Jimmy Carter, who served as US President from 1977 to 1981, passed away on Sunday at 100.
His desire to focus his presidency’s foreign policy on Middle East politics inevitably involved balancing relations with Israel and its Arab neighbors in the aftermath of the 1973 Yom Kippur War.
Carter considered the 1978 Camp David Accords, a peace agreement between then-Egyptian president Anwar al-Sadat and former Israeli prime minister Menachem Begin, to be a major achievement. The agreement led Sadat and Begin to receive the Nobel Peace Prize and secure a peace that has remained stable for 46 years.
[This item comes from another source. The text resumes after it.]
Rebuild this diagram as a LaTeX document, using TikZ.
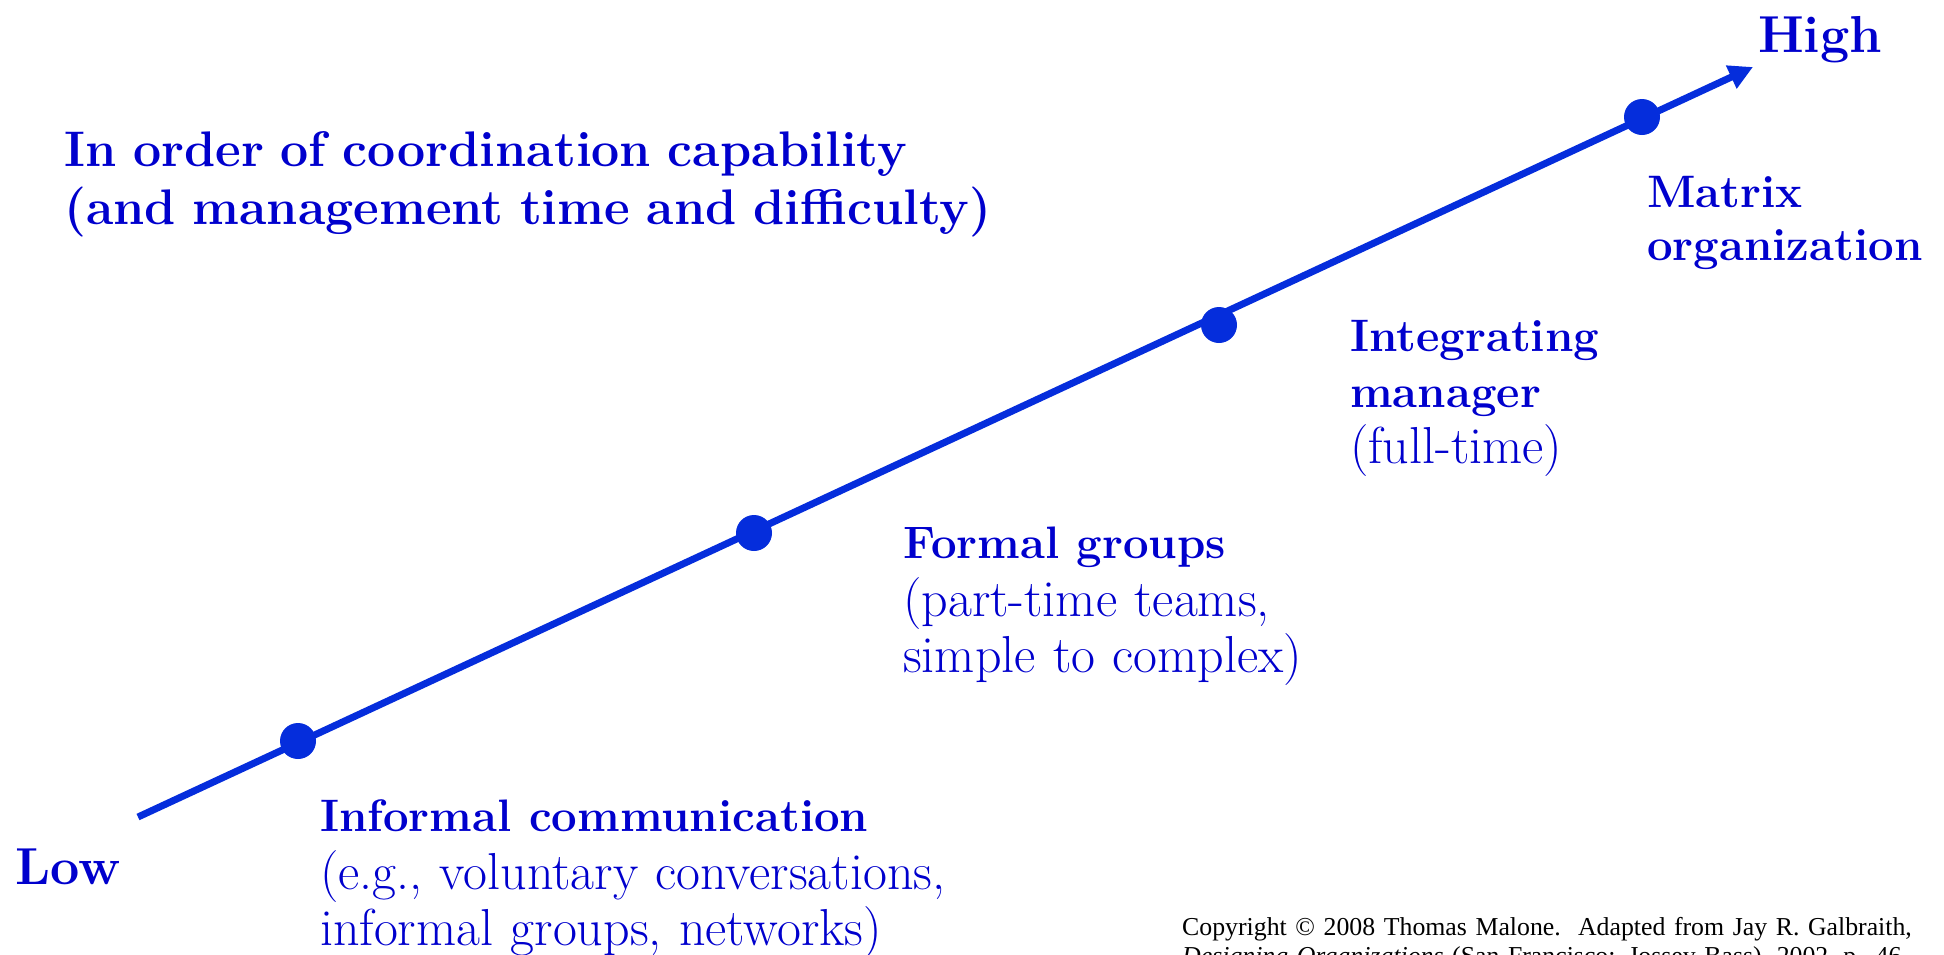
\documentclass[tikz,border=0pt]{standalone}
\usepackage{fontspec}
\newfontfamily\timesfont{Liberation Serif}
\usetikzlibrary{arrows.meta}
\definecolor{txtblue}{RGB}{0,0,205}
\definecolor{lineblue}{RGB}{5,45,220}
\newcommand{\stage}[1]{{\fontsize{45.5}{56}\selectfont\bfseries #1}}

\begin{document}
\begin{tikzpicture}[
  x=1pt, y=-1pt,
  axis/.style={lineblue, line width=7pt, -{Triangle[length=24pt, width=24pt]}},
  dot/.style={circle, fill=lineblue, minimum size=36pt, inner sep=0pt},
  lab/.style={anchor=base west, inner sep=0pt, text=txtblue, align=left,
    text width=700pt, font=\fontsize{52}{56}\selectfont},
  big/.style={lab, font=\fontsize{52}{58}\selectfont\bfseries},
  head/.style={lab, text width=1000pt, font=\fontsize{50}{58}\selectfont\bfseries},
  note/.style={anchor=base west, inner sep=0pt, align=left, text width=800pt,
    font=\timesfont\fontsize{25.8}{29}\selectfont}
]
\useasboundingbox (0,0) rectangle (1944,954);

% Axis from low to high
\coordinate (lo) at (138,817);
\coordinate (hi) at (1753,67);
\draw[axis] (lo) -- (hi);

% Stages on the axis
\node[dot] (d1) at (298,741)  {};
\node[dot] (d2) at (754,533)  {};
\node[dot] (d3) at (1219,325) {};
\node[dot] (d4) at (1642,117) {};

% End labels
\node[big] (low)  at (15,884)  {Low};
\node[big] (high) at (1758,52) {High};

% Heading
\node[head] (title) at (64,166)
  {In order of coordination capability\\(and management time and difficulty)};

% Stage labels
\node[lab] (informal) at (320,831)
  {\stage{Informal communication}\\[2pt](e.g., voluntary conversations,\\informal groups, networks)};
\node[lab] (formal) at (903,558)
  {\stage{Formal groups}\\[2pt](part-time teams,\\simple to complex)};
\node[lab] (integ) at (1350,351)
  {\stage{Integrating}\\\stage{manager}\\(full-time)};
\node[lab] (matrix) at (1647,207)
  {\stage{Matrix}\\[-3pt]\stage{organization}};

% Source note
\node[note] (copy) at (1182,935)
  {Copyright \textcopyright{} 2008 Thomas Malone.\ \ Adapted from Jay R. Galbraith,\\
   \textit{Designing Organizations} (San Francisco: Jossey-Bass), 2002, p. 46.};

\end{tikzpicture}
\end{document}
While it received opposition at the time from Israeli society and still remains heavily criticized by the Egyptian populace, this was a peace agreement between Israel and the country, which, until then, had played the role of Israel’s most militarily and politically influential antagonist.
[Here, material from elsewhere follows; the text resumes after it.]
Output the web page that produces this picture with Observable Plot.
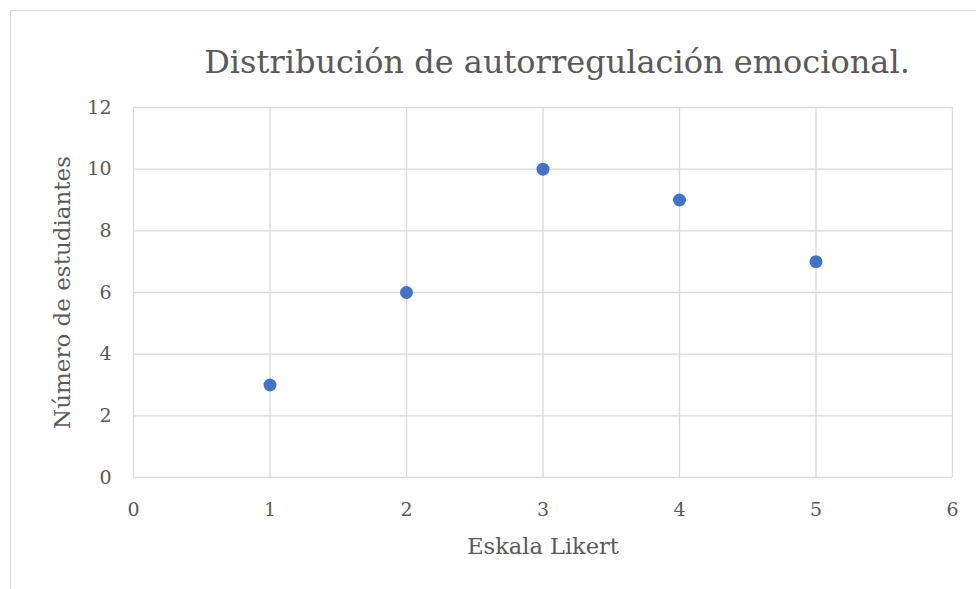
<!DOCTYPE html>
<html>
<head>
<meta charset="utf-8">
<script src="https://cdn.jsdelivr.net/npm/d3@7"></script>
<script src="https://cdn.jsdelivr.net/npm/@observablehq/plot@0.6"></script>
<style>
  html, body { margin: 0; padding: 0; background: #fff; }
  #wrap { position: relative; width: 976px; height: 589px; overflow: hidden; }
  #border { position: absolute; left: 10px; top: 10px; width: 1000px; height: 1000px; border: 1px solid #d9d9d9; box-sizing: border-box; }
  #chart { position: absolute; left: 0; top: 0; }
</style>
</head>
<body>
<div id="wrap"><div id="border"></div><div id="chart"></div></div>
<script>
const title = "Distribución de autorregulación emocional.";
const xLabel = "Eskala Likert";
const yLabel = "Número de estudiantes";
const likert = [1, 2, 3, 4, 5];
const students = [3, 6, 10, 9, 7];
const xTicks = [0, 1, 2, 3, 4, 5, 6];
const yTicks = [0, 2, 4, 6, 8, 10, 12];

const data = likert.map((x, i) => ({x, y: students[i]}));
const font = "'DejaVu Serif', serif";

const plot = Plot.plot({
  width: 976,
  height: 589,
  marginLeft: 133,
  marginRight: 24,
  marginTop: 107,
  marginBottom: 112,
  style: {fontFamily: font, background: "transparent", overflow: "visible"},
  x: {domain: [0, 6], label: null},
  y: {domain: [0, 12], label: null},
  marks: [
    Plot.ruleX(xTicks, {stroke: "#d9d9d9", strokeWidth: 1.3}),
    Plot.ruleY(yTicks, {stroke: "#d9d9d9", strokeWidth: 1.3}),
    Plot.axisX({ticks: xTicks, tickFormat: d3.format("d"), tickSize: 0, tickPadding: 25, fontSize: 19, fill: "#595959", label: null}),
    Plot.axisY({ticks: yTicks, tickFormat: d3.format("d"), tickSize: 0, tickPadding: 22, fontSize: 19, fill: "#595959", label: null}),
    Plot.dot(data, {x: "x", y: "y", r: 6.5, fill: "#4472c4", stroke: "none"}),
    Plot.text([title], {frameAnchor: "top", dy: -57, dx: 14, fontSize: 32, fill: "#595959", fontFamily: font}),
    Plot.text([xLabel], {frameAnchor: "bottom", dy: 76, fontSize: 22.5, fill: "#595959", fontFamily: font}),
    Plot.text([yLabel], {frameAnchor: "left", dx: -71, rotate: -90, textAnchor: "middle", fontSize: 23, fill: "#595959", fontFamily: font})
  ]
});
document.getElementById("chart").appendChild(plot);
</script>
</body>
</html>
Nevertheless, Carter remained a controversial figure in Israeli and American Jewish society.
Criticism of Israel’s Palestinian policies
This is highlighted most by his 2006 book “Palestine: Peace Not Apartheid,” which received heavy criticism due to its comparisons between Israel and Apartheid South Africa’s policies.
In it, Carter expressed his opinion that Israel would not have peace until it agreed to withdraw from the West Bank and Gaza Strip, adding, “The greatest commitment in my life has been trying to bring peace to Israel.”
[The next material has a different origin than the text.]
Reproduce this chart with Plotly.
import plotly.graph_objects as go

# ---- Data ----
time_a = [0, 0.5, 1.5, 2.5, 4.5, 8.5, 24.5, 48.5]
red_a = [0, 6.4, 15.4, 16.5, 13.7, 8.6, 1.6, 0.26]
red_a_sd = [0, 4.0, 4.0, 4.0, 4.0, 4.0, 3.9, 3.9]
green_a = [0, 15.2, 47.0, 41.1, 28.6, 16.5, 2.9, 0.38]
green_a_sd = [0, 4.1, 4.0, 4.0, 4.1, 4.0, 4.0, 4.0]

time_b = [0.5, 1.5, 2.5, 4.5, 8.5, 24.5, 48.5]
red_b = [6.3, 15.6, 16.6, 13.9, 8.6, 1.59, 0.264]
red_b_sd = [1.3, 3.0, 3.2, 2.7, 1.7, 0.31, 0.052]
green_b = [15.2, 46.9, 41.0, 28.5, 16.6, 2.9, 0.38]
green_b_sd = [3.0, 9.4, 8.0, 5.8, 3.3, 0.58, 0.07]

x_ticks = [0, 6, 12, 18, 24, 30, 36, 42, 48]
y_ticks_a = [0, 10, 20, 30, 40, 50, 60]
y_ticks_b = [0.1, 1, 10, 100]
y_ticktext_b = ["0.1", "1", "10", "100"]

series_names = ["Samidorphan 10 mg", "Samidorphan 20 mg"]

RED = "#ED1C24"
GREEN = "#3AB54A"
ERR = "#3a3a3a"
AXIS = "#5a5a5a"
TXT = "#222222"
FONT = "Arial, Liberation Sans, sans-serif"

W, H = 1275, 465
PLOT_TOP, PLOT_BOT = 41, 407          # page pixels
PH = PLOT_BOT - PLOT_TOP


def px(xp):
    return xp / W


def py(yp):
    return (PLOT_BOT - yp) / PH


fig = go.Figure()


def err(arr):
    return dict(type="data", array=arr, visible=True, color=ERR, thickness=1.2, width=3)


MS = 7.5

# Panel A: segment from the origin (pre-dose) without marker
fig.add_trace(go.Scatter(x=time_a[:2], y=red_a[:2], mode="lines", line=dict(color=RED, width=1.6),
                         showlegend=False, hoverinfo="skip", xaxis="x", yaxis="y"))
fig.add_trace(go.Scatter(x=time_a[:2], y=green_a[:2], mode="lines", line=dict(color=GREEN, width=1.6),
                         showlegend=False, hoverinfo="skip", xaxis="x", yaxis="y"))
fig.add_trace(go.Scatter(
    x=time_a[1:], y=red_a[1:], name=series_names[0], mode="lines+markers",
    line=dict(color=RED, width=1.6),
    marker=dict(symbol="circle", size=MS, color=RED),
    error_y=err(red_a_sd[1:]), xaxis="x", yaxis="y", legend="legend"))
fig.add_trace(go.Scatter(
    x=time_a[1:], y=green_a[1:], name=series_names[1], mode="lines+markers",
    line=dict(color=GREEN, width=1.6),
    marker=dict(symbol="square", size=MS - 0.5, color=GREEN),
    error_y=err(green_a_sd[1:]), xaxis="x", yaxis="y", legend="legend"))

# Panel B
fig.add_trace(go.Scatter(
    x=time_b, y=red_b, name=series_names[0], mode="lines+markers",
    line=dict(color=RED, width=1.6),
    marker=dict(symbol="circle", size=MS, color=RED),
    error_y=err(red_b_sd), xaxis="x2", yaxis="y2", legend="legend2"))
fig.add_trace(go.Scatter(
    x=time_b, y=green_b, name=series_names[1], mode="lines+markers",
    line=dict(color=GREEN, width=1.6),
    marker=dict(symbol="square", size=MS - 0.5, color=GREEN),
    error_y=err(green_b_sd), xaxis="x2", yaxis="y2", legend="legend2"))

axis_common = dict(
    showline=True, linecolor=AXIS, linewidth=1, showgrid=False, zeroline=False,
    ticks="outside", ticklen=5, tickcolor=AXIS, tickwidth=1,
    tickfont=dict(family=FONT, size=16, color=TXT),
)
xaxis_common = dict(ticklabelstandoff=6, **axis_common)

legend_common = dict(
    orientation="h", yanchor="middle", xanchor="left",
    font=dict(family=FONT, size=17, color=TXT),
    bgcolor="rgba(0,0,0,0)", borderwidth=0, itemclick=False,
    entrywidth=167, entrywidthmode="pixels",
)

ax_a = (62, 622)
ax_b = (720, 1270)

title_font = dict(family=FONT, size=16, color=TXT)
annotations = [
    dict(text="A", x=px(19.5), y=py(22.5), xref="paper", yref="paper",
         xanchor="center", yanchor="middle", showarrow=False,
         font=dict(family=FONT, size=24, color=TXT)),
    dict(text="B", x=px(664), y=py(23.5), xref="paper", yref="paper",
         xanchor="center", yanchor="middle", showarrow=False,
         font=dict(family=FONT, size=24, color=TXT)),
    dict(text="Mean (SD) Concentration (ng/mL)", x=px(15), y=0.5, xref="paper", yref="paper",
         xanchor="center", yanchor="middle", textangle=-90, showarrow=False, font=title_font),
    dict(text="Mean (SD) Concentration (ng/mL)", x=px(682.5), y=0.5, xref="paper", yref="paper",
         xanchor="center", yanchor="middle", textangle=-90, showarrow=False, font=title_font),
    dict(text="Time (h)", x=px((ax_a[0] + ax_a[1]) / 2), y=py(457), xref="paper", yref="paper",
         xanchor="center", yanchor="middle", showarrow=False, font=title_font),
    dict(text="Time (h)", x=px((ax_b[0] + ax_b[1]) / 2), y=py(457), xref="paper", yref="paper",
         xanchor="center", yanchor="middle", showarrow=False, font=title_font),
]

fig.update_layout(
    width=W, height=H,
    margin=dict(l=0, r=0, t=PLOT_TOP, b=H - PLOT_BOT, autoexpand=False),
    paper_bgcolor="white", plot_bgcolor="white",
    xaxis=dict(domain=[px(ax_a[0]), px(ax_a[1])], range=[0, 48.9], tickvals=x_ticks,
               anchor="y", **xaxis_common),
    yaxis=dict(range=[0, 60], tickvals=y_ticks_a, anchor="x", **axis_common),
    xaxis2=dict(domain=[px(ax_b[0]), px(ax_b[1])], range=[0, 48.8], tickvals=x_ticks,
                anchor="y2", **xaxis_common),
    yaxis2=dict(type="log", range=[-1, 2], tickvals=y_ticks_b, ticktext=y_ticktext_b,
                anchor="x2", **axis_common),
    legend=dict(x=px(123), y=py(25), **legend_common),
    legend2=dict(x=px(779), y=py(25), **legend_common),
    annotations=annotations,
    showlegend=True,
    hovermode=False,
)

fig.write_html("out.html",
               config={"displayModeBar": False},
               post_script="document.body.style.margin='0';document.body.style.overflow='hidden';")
This was furthered in a 2010 book titled “We Can Have Peace In The Holy Land,” in which Carter cited Israel’s unwillingness to withdraw from the West Bank and Gaza Strip and the expansion of settlements in the West Bank as the primary obstacle to peace in the Middle East.
Carter also held friendly meetings with Palestinian Authority President Mahmoud Abbas and then-President of Hamas’ Political Bureau, Ismail Haniyeh.
Wider Middle East foreign policy moves, such as his handling of the Iran Hostage Crisis, when Iranian protesters broke into the US Embassy in Tehran on November 4, 1979, and held 53 US diplomats and citizens hostage until their eventual release on January 20, 1981. The date of the hostage’s release is widely considered to be a statement by the Islamic Republic denouncing Carter’s policies due to the concurrent inauguration of his successor as president, Ronald Reagan.
This highlighted Carter’s likely mismanagement of the rise to power of the Islamic Republic’s regime throughout the last two years of his tenure as President, which has led to a growing regional power that targets Israel politically and militarily via the Iran-led axis, including Hamas, Hezbollah, and the Houthis.
Further, Carter met with Palestinian Liberation Organization officials in Egypt in 1983 as a former president and, therefore, continued to receive criticism for their long-lasting effects on Israel’s geopolitical position.
Regardless, Carter insisted on his continued support for Israel, even if he disagreed with Jerusalem’s domestic and foreign policies. Others would disagree.